Berlin. Die Stadt Paris hat den ehemaligen SPD-Vorsitzenden Willy Brandt bereits geehrt und eine Straße nach ihm benannt. In Berlin müßte der berühmteste Nachkriegspolitiker der Stadt noch fünf Jahre warten, bevor er gewürdigt werden könnte. Diese Frist schreibt das Berliner Straßengesetz vor. Um den mißlichen Zustand zu beenden, haben sich nun SPD und CDU darauf verständigt, für den früheren Regierenden Bürgermeister eine Ausnahmeregelung zu schaffen, um in Kürze eine Straße oder einen Platz nach ihm benennen zu können.

Strittig ist allerdings noch, welcher Ort der Stadt zukünftig den Namen Willy Brandts tragen soll. Der geschäftsführende SPD-Landesvorstand sucht bereits eine Lösung für dieses knifflige Problem. Ihm liegen zwei Vorschläge aus der eigenen Partei vor. Der Weddinger Kreisvorsitzende Hans Nisblé will die Brunnenstraße umbenennen, immerhin sei dies der Wahlkreis Willy Brandts gewesen. Ein entsprechender Antrag wird zur Zeit in der BVV beraten. Dererlei Überlegungen findet man jedoch in der SPD-Zentrale in der Müllerstraße zu lokalpatriotisch gefärbt. Für den ehemaligen Ehrenvorsitzenden der Partei müsse, nach Ansicht von Parteisprecher Michael Donnermeyer, eine repräsentative Straße gefunden werden.

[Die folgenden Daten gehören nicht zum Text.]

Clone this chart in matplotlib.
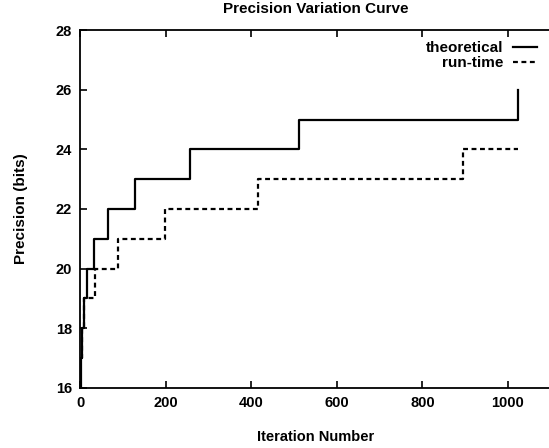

Diesem Kriterium entspricht schon eher die Straße, die in ihrem südlichen Teil nach dem letzten deutschen Kaiser Wilhelm und in ihrem nördlichen Teil nach dem ersten Ministerpräsidenten der DDR, Otto Grotewohl, benannt ist. Für letzteren wird schon seit längeren ein Ersatz auf den Straßenschildern gesucht, mit der zwischenzeitlich favorisierten „Toleranz“ ist man im Bezirk allerdings auch nicht mehr so glücklich. Die BVV Mitte beschloß nun vor wenigen Wochen, der Straße den Namen Willy Brandts zu geben. Auch dieser Vorschlag findet nicht die einhellige Gegenliebe der SPD- Spitze, will man doch vermeiden, daß Brandt zur Entsorgung des ungelösten Benennungsproblems der doppelt belasteten Straße herhält.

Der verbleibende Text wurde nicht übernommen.